Plotting code records
** start **
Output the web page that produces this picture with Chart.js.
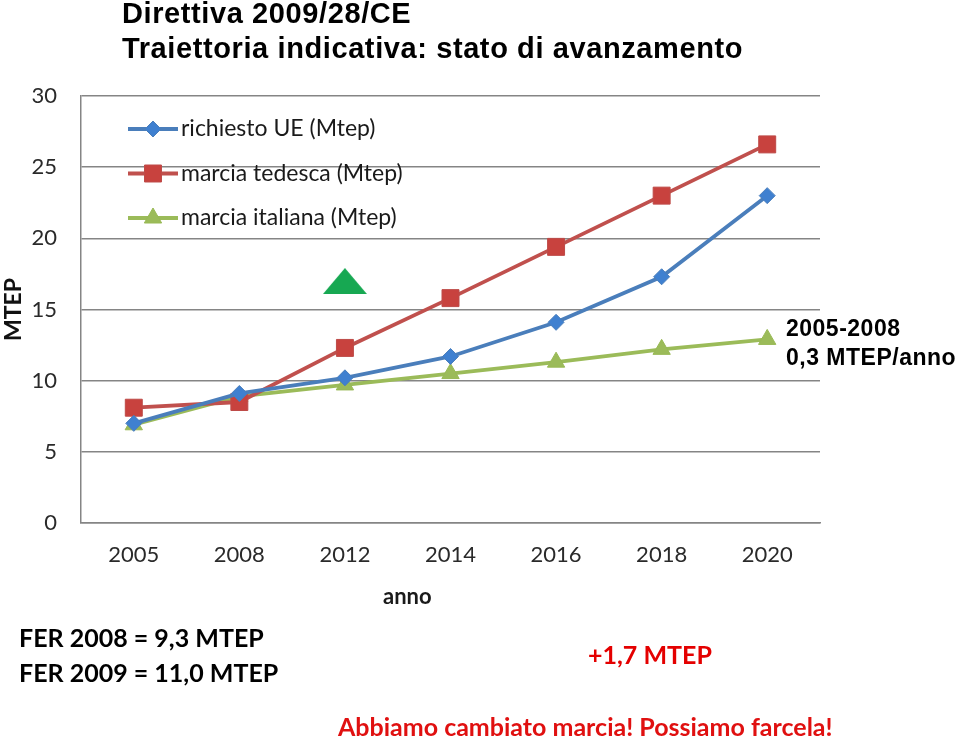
<!DOCTYPE html>
<html><head><meta charset="utf-8">
<script src="https://cdn.jsdelivr.net/npm/chart.js@4.4.1/dist/chart.umd.min.js"></script>
<style>
html,body{margin:0;padding:0;background:#fff;}
#wrap{position:relative;width:960px;height:739px;overflow:hidden;background:#fff;}
#box{position:absolute;left:0;top:0;width:960px;height:739px;}
.t{position:absolute;white-space:nowrap;margin:0;}
#title{left:122px;top:-4.5px;font:bold 29px/35px "Liberation Sans",Arial,sans-serif;letter-spacing:0.6px;color:#000;}
#rate{left:786px;top:313.5px;font:bold 23px/29px "Liberation Sans",Arial,sans-serif;letter-spacing:0.5px;color:#000;}
#anno{left:383px;top:583px;font:bold 22px/26px Lato,sans-serif;color:#1a1a1a;}
#fer{left:19px;top:620px;font:bold 25px/35px Lato,sans-serif;color:#000;}
#plus{left:588px;top:639px;font:bold 25px/30px Lato,sans-serif;color:#e40000;}
#motto{left:338px;top:711px;font:bold 25px/30px Lato,sans-serif;color:#e01010;}
</style></head><body>
<div id="wrap">
<div id="box"><canvas id="c"></canvas></div>
<div class="t" id="title">Direttiva 2009/28/CE<br>Traiettoria indicativa: stato di avanzamento</div>
<div class="t" id="rate">2005-2008<br>0,3 MTEP/anno</div>
<div class="t" id="anno">anno</div>
<div class="t" id="fer">FER 2008 = 9,3 MTEP<br>FER 2009 = 11,0 MTEP</div>
<div class="t" id="plus">+1,7 MTEP</div>
<div class="t" id="motto">Abbiamo cambiato marcia! Possiamo farcela!</div>
</div>
<script>
// ---- data ----
const anni = ['2005', '2008', '2012', '2014', '2016', '2018', '2020'];
const richiestoUE = [7.0, 9.1, 10.2, 11.7, 14.1, 17.3, 23.0];
const marciaTedesca = [8.1, 8.5, 12.3, 15.8, 19.4, 23.0, 26.6];
const marciaItaliana = [6.9, 8.9, 9.7, 10.5, 11.3, 12.2, 12.9];
const segnale = [null, null, 17.0, null, null, null, null];
const nomiSerie = ['richiesto UE (Mtep)', 'marcia tedesca (Mtep)', 'marcia italiana (Mtep)'];
const yTicks = [0, 5, 10, 15, 20, 25, 30];

Chart.defaults.font.family = 'Lato, "Open Sans", sans-serif';

// flat green triangle image for the signal marker
const tri = document.createElement('canvas');
tri.width = 44; tri.height = 26;
(function(){const g = tri.getContext('2d'); g.fillStyle = '#17a852'; g.beginPath(); g.moveTo(0,26); g.lineTo(22,0); g.lineTo(44,26); g.closePath(); g.fill();})();

function marker(ctx, style, r, x, y) {
  if (Chart.helpers && Chart.helpers.drawPoint) {
    Chart.helpers.drawPoint(ctx, {pointStyle: style, radius: r, borderWidth: ctx.lineWidth, rotation: 0}, x, y);
    return;
  }
  ctx.beginPath();
  if (style === 'rectRot') { ctx.moveTo(x - r, y); ctx.lineTo(x, y - r); ctx.lineTo(x + r, y); ctx.lineTo(x, y + r); }
  else if (style === 'rect') { const s = r * Math.SQRT1_2; ctx.rect(x - s, y - s, 2 * s, 2 * s); }
  else { ctx.moveTo(x, y - r); ctx.lineTo(x + r * 0.866, y + r / 2); ctx.lineTo(x - r * 0.866, y + r / 2); }
  ctx.closePath(); ctx.fill(); ctx.stroke();
}

const inlineLegend = {
  id: 'inlineLegend',
  afterDraw(chart) {
    const ctx = chart.ctx, a = chart.chartArea;
    ctx.save();
    for (let i = 0; i < 3; i++) {
      const d = chart.data.datasets[i];
      const y = a.top + 33 + i * 44.5;
      const x0 = a.left + 47, x1 = a.left + 97;
      ctx.strokeStyle = d.borderColor; ctx.lineWidth = d.borderWidth;
      ctx.beginPath(); ctx.moveTo(x0, y); ctx.lineTo(x1, y); ctx.stroke();
      ctx.fillStyle = d.pointBackgroundColor; ctx.strokeStyle = d.pointBorderColor; ctx.lineWidth = d.pointBorderWidth;
      marker(ctx, d.pointStyle, d.pointRadius, (x0 + x1) / 2, y);
      ctx.fillStyle = '#1a1a1a'; ctx.font = '23px Lato, sans-serif';
      ctx.textBaseline = 'middle'; ctx.textAlign = 'left';
      ctx.fillText(d.label, x1 + 3, y);
    }
    ctx.restore();
  }
};

new Chart(document.getElementById('c'), {
  type: 'line',
  data: {
    labels: anni,
    datasets: [
      {label: nomiSerie[0], data: richiestoUE, borderColor: '#4a7ebb', backgroundColor: '#3f80d0',
       pointBackgroundColor: '#3f80d0', pointBorderColor: '#4a7ebb', pointStyle: 'rectRot', pointRadius: 8, pointBorderWidth: 1, borderWidth: 3.8},
      {label: nomiSerie[1], data: marciaTedesca, borderColor: '#c0504d', backgroundColor: '#c8423e',
       pointBackgroundColor: '#c8423e', pointBorderColor: '#be4b48', pointStyle: 'rect', pointRadius: 12, pointBorderWidth: 1, borderWidth: 3.8},
      {label: nomiSerie[2], data: marciaItaliana, borderColor: '#9bbb59', backgroundColor: '#9bbb59',
       pointBackgroundColor: '#9bbb59', pointBorderColor: '#98b954', pointStyle: 'triangle', pointRadius: 10, pointBorderWidth: 1, borderWidth: 3.8},
      {label: '', data: segnale, showLine: false, pointStyle: tri, pointRadius: 12, borderWidth: 0}
    ]
  },
  options: {
    responsive: true, maintainAspectRatio: false, animation: false,
    layout: {padding: {top: 96, right: 140, bottom: 126, left: 0}},
    plugins: {legend: {display: false}, tooltip: {enabled: false}, title: {display: false}},
    scales: {
      x: {
        offset: true,
        grid: {display: false, drawTicks: false},
        border: {display: true, color: '#858585', width: 1.5},
        ticks: {padding: 19, color: '#2a2a2a', font: {size: 22}, maxRotation: 0, autoSkip: false},
        title: {display: false},
        afterFit(s) { s.height = 90; }
      },
      y: {
        min: 0, max: 30,
        afterBuildTicks(s) { s.ticks = yTicks.map(v => ({value: v})); },
        grid: {color: '#858585', lineWidth: 1.5, drawTicks: false},
        border: {display: true, color: '#858585', width: 1.5},
        ticks: {padding: 24, color: '#2a2a2a', font: {size: 22}},
        title: {display: true, text: 'MTEP', color: '#111', font: {size: 23, weight: 'bold'}, padding: {top: 0, bottom: 0}},
        afterFit(s) { s.width = 81; }
      }
    }
  },
  plugins: [inlineLegend]
});
</script>
</body></html>
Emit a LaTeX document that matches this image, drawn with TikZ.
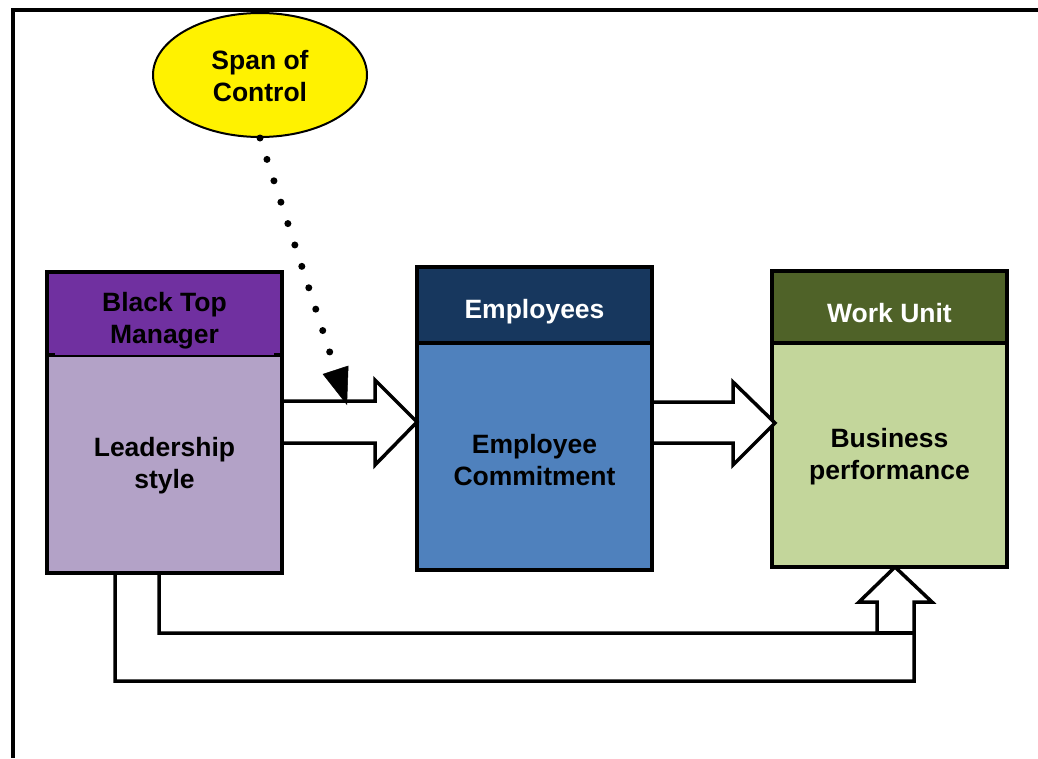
** end **
> Work to do:
All the records need to be repeated exactly, with the images dropped.

> Correct result:
Output the web page that produces this picture with Chart.js.
<!DOCTYPE html>
<html><head><meta charset="utf-8">
<script src="https://cdn.jsdelivr.net/npm/chart.js@4.4.1/dist/chart.umd.min.js"></script>
<style>
html,body{margin:0;padding:0;background:#fff;}
#wrap{position:relative;width:960px;height:739px;overflow:hidden;background:#fff;}
#box{position:absolute;left:0;top:0;width:960px;height:739px;}
.t{position:absolute;white-space:nowrap;margin:0;}
#title{left:122px;top:-4.5px;font:bold 29px/35px "Liberation Sans",Arial,sans-serif;letter-spacing:0.6px;color:#000;}
#rate{left:786px;top:313.5px;font:bold 23px/29px "Liberation Sans",Arial,sans-serif;letter-spacing:0.5px;color:#000;}
#anno{left:383px;top:583px;font:bold 22px/26px Lato,sans-serif;color:#1a1a1a;}
#fer{left:19px;top:620px;font:bold 25px/35px Lato,sans-serif;color:#000;}
#plus{left:588px;top:639px;font:bold 25px/30px Lato,sans-serif;color:#e40000;}
#motto{left:338px;top:711px;font:bold 25px/30px Lato,sans-serif;color:#e01010;}
</style></head><body>
<div id="wrap">
<div id="box"><canvas id="c"></canvas></div>
<div class="t" id="title">Direttiva 2009/28/CE<br>Traiettoria indicativa: stato di avanzamento</div>
<div class="t" id="rate">2005-2008<br>0,3 MTEP/anno</div>
<div class="t" id="anno">anno</div>
<div class="t" id="fer">FER 2008 = 9,3 MTEP<br>FER 2009 = 11,0 MTEP</div>
<div class="t" id="plus">+1,7 MTEP</div>
<div class="t" id="motto">Abbiamo cambiato marcia! Possiamo farcela!</div>
</div>
<script>
// ---- data ----
const anni = ['2005', '2008', '2012', '2014', '2016', '2018', '2020'];
const richiestoUE = [7.0, 9.1, 10.2, 11.7, 14.1, 17.3, 23.0];
const marciaTedesca = [8.1, 8.5, 12.3, 15.8, 19.4, 23.0, 26.6];
const marciaItaliana = [6.9, 8.9, 9.7, 10.5, 11.3, 12.2, 12.9];
const segnale = [null, null, 17.0, null, null, null, null];
const nomiSerie = ['richiesto UE (Mtep)', 'marcia tedesca (Mtep)', 'marcia italiana (Mtep)'];
const yTicks = [0, 5, 10, 15, 20, 25, 30];

Chart.defaults.font.family = 'Lato, "Open Sans", sans-serif';

// flat green triangle image for the signal marker
const tri = document.createElement('canvas');
tri.width = 44; tri.height = 26;
(function(){const g = tri.getContext('2d'); g.fillStyle = '#17a852'; g.beginPath(); g.moveTo(0,26); g.lineTo(22,0); g.lineTo(44,26); g.closePath(); g.fill();})();

function marker(ctx, style, r, x, y) {
  if (Chart.helpers && Chart.helpers.drawPoint) {
    Chart.helpers.drawPoint(ctx, {pointStyle: style, radius: r, borderWidth: ctx.lineWidth, rotation: 0}, x, y);
    return;
  }
  ctx.beginPath();
  if (style === 'rectRot') { ctx.moveTo(x - r, y); ctx.lineTo(x, y - r); ctx.lineTo(x + r, y); ctx.lineTo(x, y + r); }
  else if (style === 'rect') { const s = r * Math.SQRT1_2; ctx.rect(x - s, y - s, 2 * s, 2 * s); }
  else { ctx.moveTo(x, y - r); ctx.lineTo(x + r * 0.866, y + r / 2); ctx.lineTo(x - r * 0.866, y + r / 2); }
  ctx.closePath(); ctx.fill(); ctx.stroke();
}

const inlineLegend = {
  id: 'inlineLegend',
  afterDraw(chart) {
    const ctx = chart.ctx, a = chart.chartArea;
    ctx.save();
    for (let i = 0; i < 3; i++) {
      const d = chart.data.datasets[i];
      const y = a.top + 33 + i * 44.5;
      const x0 = a.left + 47, x1 = a.left + 97;
      ctx.strokeStyle = d.borderColor; ctx.lineWidth = d.borderWidth;
      ctx.beginPath(); ctx.moveTo(x0, y); ctx.lineTo(x1, y); ctx.stroke();
      ctx.fillStyle = d.pointBackgroundColor; ctx.strokeStyle = d.pointBorderColor; ctx.lineWidth = d.pointBorderWidth;
      marker(ctx, d.pointStyle, d.pointRadius, (x0 + x1) / 2, y);
      ctx.fillStyle = '#1a1a1a'; ctx.font = '23px Lato, sans-serif';
      ctx.textBaseline = 'middle'; ctx.textAlign = 'left';
      ctx.fillText(d.label, x1 + 3, y);
    }
    ctx.restore();
  }
};

new Chart(document.getElementById('c'), {
  type: 'line',
  data: {
    labels: anni,
    datasets: [
      {label: nomiSerie[0], data: richiestoUE, borderColor: '#4a7ebb', backgroundColor: '#3f80d0',
       pointBackgroundColor: '#3f80d0', pointBorderColor: '#4a7ebb', pointStyle: 'rectRot', pointRadius: 8, pointBorderWidth: 1, borderWidth: 3.8},
      {label: nomiSerie[1], data: marciaTedesca, borderColor: '#c0504d', backgroundColor: '#c8423e',
       pointBackgroundColor: '#c8423e', pointBorderColor: '#be4b48', pointStyle: 'rect', pointRadius: 12, pointBorderWidth: 1, borderWidth: 3.8},
      {label: nomiSerie[2], data: marciaItaliana, borderColor: '#9bbb59', backgroundColor: '#9bbb59',
       pointBackgroundColor: '#9bbb59', pointBorderColor: '#98b954', pointStyle: 'triangle', pointRadius: 10, pointBorderWidth: 1, borderWidth: 3.8},
      {label: '', data: segnale, showLine: false, pointStyle: tri, pointRadius: 12, borderWidth: 0}
    ]
  },
  options: {
    responsive: true, maintainAspectRatio: false, animation: false,
    layout: {padding: {top: 96, right: 140, bottom: 126, left: 0}},
    plugins: {legend: {display: false}, tooltip: {enabled: false}, title: {display: false}},
    scales: {
      x: {
        offset: true,
        grid: {display: false, drawTicks: false},
        border: {display: true, color: '#858585', width: 1.5},
        ticks: {padding: 19, color: '#2a2a2a', font: {size: 22}, maxRotation: 0, autoSkip: false},
        title: {display: false},
        afterFit(s) { s.height = 90; }
      },
      y: {
        min: 0, max: 30,
        afterBuildTicks(s) { s.ticks = yTicks.map(v => ({value: v})); },
        grid: {color: '#858585', lineWidth: 1.5, drawTicks: false},
        border: {display: true, color: '#858585', width: 1.5},
        ticks: {padding: 24, color: '#2a2a2a', font: {size: 22}},
        title: {display: true, text: 'MTEP', color: '#111', font: {size: 23, weight: 'bold'}, padding: {top: 0, bottom: 0}},
        afterFit(s) { s.width = 81; }
      }
    }
  },
  plugins: [inlineLegend]
});
</script>
</body></html>
Emit a LaTeX document that matches this image, drawn with TikZ.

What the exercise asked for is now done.